Movie Info
Movie Name: Alice in Wonderland
Studio: Walt Disney Productions
Genre(s): Animated/Musical/Family
Release Date(s): July 28, 1951
MPAA Rating: G
Alice pursues a strange White Rabbit down a rabbit hole and finds herself in Wonderland. As she continues to try to track down the White Rabbit, Alice grows, shrinks, and deals with the bizarre inhabitants. Alice gets to meet the Cheshire Cat and celebrate a very merry Unbirthday with the Mad Hatter and his crew. When Alice is led into a confrontation with the Red Queen, will she be able to keep her head?
Directed by Clyde Geronimi, Wilfred Jackson, and Hamilton Luske, Alice in Wonderland was Walt Disney’s 13th film in the Animated Classic series and followed Disney’s release of Cinderella in 1950. It combined aspects of both Lewis Carroll’s stories Alice in Wonderland and Through the Looking Glass. It wasn’t well received and had one of the largest gaps between release and release for all of Disney’s films. Film was nominated for an Academy Award for Best Original Score (losing to An American in Paris).
Alice in Wonderland always seems like a better idea than it is. The idea of wordplay and characters that are stand-ins for social situations that were current at the time of writing make it a more difficult medium for translation to screen and to be taken in by a younger audience…which leads to a playing-up of the wackiness.
Alice in Wonderland a first in many levels. It was the first Disney movie to be marketed on television with specials and also was one of the first episodes of Walt Disney’s Disneyland show in 1954. The movie also became one of Disney’s first movies released on VHS, Betamax, and often forgotten CED Videodisc.
The movie is pretty problematic. It doesn’t quite have the fun of the other Disney films, not very catchy tunes, and ticked off fans of the book by not being very faithful to the original work by just putting their favorite parts of the story in the movie. Parts like Tweedle Dee and Tweedle Dum are fun and the Walrus and the Carpenter is great, but it isn’t part of Alice in Wonderland. I wish they had just adapted both stories. It wouldn’t have taken much more time and would have fleshed out the story and characters better.
Alice is visually compelling and falls in with that classic Disney art. I prefer the art in Alice in Wonderland to more modern movies and definitely to some of Disney’s 1960s to 1980s period. The character designs owe a lot to the original book illustrations (which are fantastic), but they also have their own Disney touches to them.
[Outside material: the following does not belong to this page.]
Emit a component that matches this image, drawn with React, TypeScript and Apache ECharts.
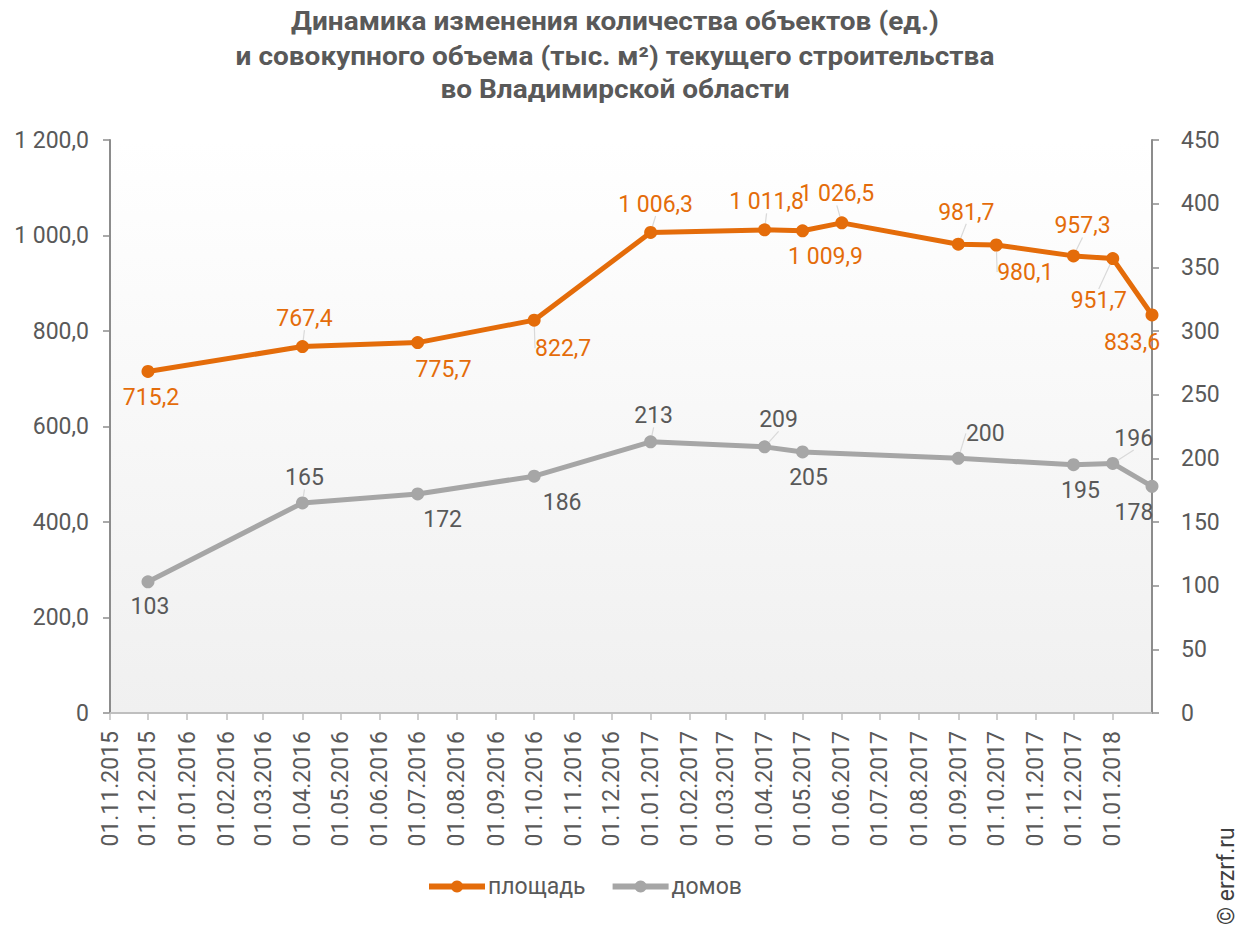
import React, { useEffect, useRef } from 'react';
import * as echarts from 'echarts';

const TITLE_LINES = [
  'Динамика изменения количества объектов (ед.)',
  'и совокупного объема (тыс. м²) текущего строительства',
  'во Владимирской области',
];

const AXIS_START = '2015-11-01';
const AXIS_END = '2018-02-01';

const TICK_DATES = [
  '2015-11-01', '2015-12-01', '2016-01-01', '2016-02-01', '2016-03-01', '2016-04-01',
  '2016-05-01', '2016-06-01', '2016-07-01', '2016-08-01', '2016-09-01', '2016-10-01',
  '2016-11-01', '2016-12-01', '2017-01-01', '2017-02-01', '2017-03-01', '2017-04-01',
  '2017-05-01', '2017-06-01', '2017-07-01', '2017-08-01', '2017-09-01', '2017-10-01',
  '2017-11-01', '2017-12-01', '2018-01-01',
];

const AREA_DATES = [
  '2015-12-01', '2016-04-01', '2016-07-01', '2016-10-01', '2017-01-01', '2017-04-01',
  '2017-05-01', '2017-06-01', '2017-09-01', '2017-10-01', '2017-12-01', '2018-01-01', '2018-02-01',
];
const AREA_VALUES = [715.2, 767.4, 775.7, 822.7, 1006.3, 1011.8, 1009.9, 1026.5, 981.7, 980.1, 957.3, 951.7, 833.6];

const HOUSE_DATES = [
  '2015-12-01', '2016-04-01', '2016-07-01', '2016-10-01', '2017-01-01', '2017-04-01',
  '2017-05-01', '2017-09-01', '2017-12-01', '2018-01-01', '2018-02-01',
];
const HOUSE_VALUES = [103, 165, 172, 186, 213, 209, 205, 200, 195, 196, 178];

// label displacement (pixels) relative to each point, and whether a leader line is drawn
const AREA_LABEL_OFFSETS: [number, number][] = [
  [3, 26], [2, -28], [26, 27], [29, 28], [5, -28], [2, -28], [23, 26], [-5, -29], [8, -32], [29, 27], [9, -30], [-14, 42], [-20, 28],
];
const AREA_LEADERS = [false, true, false, true, true, true, false, true, true, true, true, true, false];
const HOUSE_LABEL_OFFSETS: [number, number][] = [
  [2, 25], [2, -25], [25, 26], [28, 26], [3, -26], [14, -27], [6, 26], [27, -25], [7, 26], [21, -25], [-18, 26],
];
const HOUSE_LEADERS = [false, true, false, false, true, true, false, true, false, true, false];

const ORANGE = '#E46C0A';
const GRAY = '#A6A6A6';
const TEXT = '#595959';
const FONT = 'Roboto, "Noto Sans", sans-serif';
const FS = 23;

function ts(s: string): number {
  const [y, m, d] = s.split('-').map(Number);
  return Date.UTC(y, m - 1, d);
}

function pad(n: number) {
  return n < 10 ? '0' + n : String(n);
}

function fmtDate(v: number) {
  const d = new Date(v);
  return pad(d.getUTCDate()) + '.' + pad(d.getUTCMonth() + 1) + '.' + d.getUTCFullYear();
}

function fmtNum(v: number, decimals: number) {
  const s = v.toFixed(decimals);
  const [ip, fp] = s.split('.');
  const withSpaces = ip.replace(/\B(?=(\d{3})+(?!\d))/g, ' ');
  return fp !== undefined ? withSpaces + ',' + fp : withSpaces;
}

export default function App() {
  const ref = useRef<HTMLDivElement>(null);

  useEffect(() => {
    if (!ref.current) return;
    const chart = echarts.init(ref.current, null, { renderer: 'svg' });

    const areaData = AREA_DATES.map((d, i) => ({
      value: [ts(d), AREA_VALUES[i]],
      labelLine: { show: AREA_LEADERS[i] },
    }));
    const houseData = HOUSE_DATES.map((d, i) => ({
      value: [ts(d), HOUSE_VALUES[i]],
      labelLine: { show: HOUSE_LEADERS[i] },
    }));
    const ticks = TICK_DATES.map(ts);

    const labelLineCfg = {
      show: true,
      lineStyle: { color: '#d9d9d9', width: 1.2 },
    };

    const titleY = [21, 56, 89];

    const option: any = {
      animation: false,
      backgroundColor: '#ffffff',
      legend: {
        bottom: 23,
        left: 421,
        itemWidth: 56,
        itemHeight: 15,
        itemGap: 24,
        lineStyle: { width: 6 },
        textStyle: { fontFamily: FONT, fontSize: FS, color: TEXT, padding: [0, 0, 0, -2] },
        data: ['площадь', 'домов'],
      },
      grid: {
        left: 110,
        right: 102,
        top: 140,
        bottom: 213,
        show: true,
        borderWidth: 0,
        backgroundColor: new echarts.graphic.LinearGradient(0, 0, 0, 1, [
          { offset: 0, color: '#ffffff' },
          { offset: 1, color: '#f0f0f0' },
        ]),
      },
      xAxis: {
        type: 'value',
        min: ts(AXIS_START),
        max: ts(AXIS_END),
        splitLine: { show: false },
        axisLine: { show: true, lineStyle: { color: '#bfbfbf', width: 2 } },
        axisTick: {
          show: true,
          length: 7,
          lineStyle: { color: '#bfbfbf', width: 1.5 },
          customValues: ticks,
        },
        axisLabel: {
          customValues: ticks,
          rotate: 90,
          margin: 18,
          fontFamily: FONT,
          fontSize: FS,
          color: TEXT,
          formatter: (v: number) => fmtDate(v),
        },
      },
      yAxis: [
        {
          type: 'value',
          min: 0,
          max: 1200,
          interval: 200,
          position: 'left',
          splitLine: { show: false },
          axisLine: { show: true, lineStyle: { color: '#8c8c8c', width: 2 } },
          axisTick: { show: true, length: 7, lineStyle: { color: '#8c8c8c', width: 1.5 } },
          axisLabel: {
            margin: 21,
            fontFamily: FONT,
            fontSize: FS,
            color: TEXT,
            formatter: (v: number) => (v === 0 ? '0' : fmtNum(v, 1)),
          },
        },
        {
          type: 'value',
          min: 0,
          max: 450,
          interval: 50,
          position: 'right',
          splitLine: { show: false },
          axisLine: { show: true, lineStyle: { color: '#8c8c8c', width: 2 } },
          axisTick: { show: true, length: 7, lineStyle: { color: '#8c8c8c', width: 1.5 } },
          axisLabel: {
            margin: 29,
            fontFamily: FONT,
            fontSize: FS,
            color: TEXT,
          },
        },
      ],
      series: [
        {
          name: 'площадь',
          type: 'line',
          yAxisIndex: 0,
          data: areaData,
          symbol: 'circle',
          symbolSize: 13,
          itemStyle: { color: ORANGE },
          lineStyle: { color: ORANGE, width: 5 },
          label: {
            show: true,
            position: 'inside',
            fontFamily: FONT,
            fontSize: FS,
            color: ORANGE,
            formatter: (p: any) => fmtNum(p.value[1], 1),
          },
          labelLine: labelLineCfg,
          labelLayout: (p: any) => {
            const o = AREA_LABEL_OFFSETS[p.dataIndex] || [0, -25];
            return { dx: o[0], dy: o[1] };
          },
          z: 3,
        },
        {
          name: 'домов',
          type: 'line',
          yAxisIndex: 1,
          data: houseData,
          symbol: 'circle',
          symbolSize: 13,
          itemStyle: { color: GRAY },
          lineStyle: { color: GRAY, width: 5 },
          label: {
            show: true,
            position: 'inside',
            fontFamily: FONT,
            fontSize: FS,
            color: TEXT,
            formatter: (p: any) => fmtNum(p.value[1], 0),
          },
          labelLine: labelLineCfg,
          labelLayout: (p: any) => {
            const o = HOUSE_LABEL_OFFSETS[p.dataIndex] || [0, -25];
            return { dx: o[0], dy: o[1] };
          },
          z: 2,
        },
      ],
      graphic: [
        ...TITLE_LINES.map((t, i) => ({
          type: 'text',
          x: 615,
          y: titleY[i],
          scaleX: 1.12,
          style: {
            text: t,
            fontFamily: FONT,
            fontSize: 25,
            fontWeight: 'bold',
            fill: TEXT,
            textAlign: 'center',
            textVerticalAlign: 'middle',
          },
        })),
        {
          type: 'text',
          x: 1238,
          y: 925,
          rotation: Math.PI / 2,
          style: {
            text: '© erzrf.ru',
            fontFamily: FONT,
            fontSize: 23,
            fill: '#404040',
            textAlign: 'left',
            textVerticalAlign: 'bottom',
          },
        },
      ],
    };

    chart.setOption(option);
    return () => chart.dispose();
  }, []);

  return (
    <div
      ref={ref}
      style={{ position: 'fixed', left: 0, top: 0, width: 1254, height: 926 }}
    />
  );
}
Alice in Wonderland isn’t bad, but it just feels like an average cartoon. Disney has always kind of treated the movie as an average film also which does not help elevate it. Alice in Wonderland, The Sword in the Stone, and movies like Three Caballeros, Make Mine Music, and some of the other Disney wartime films always were treated like second-hand films. Disney revisited Alice Wonderland in 2010 with Tim Burton’s big budget movie. Disney followed Alice in Wonderland with Peter Pan in 1953.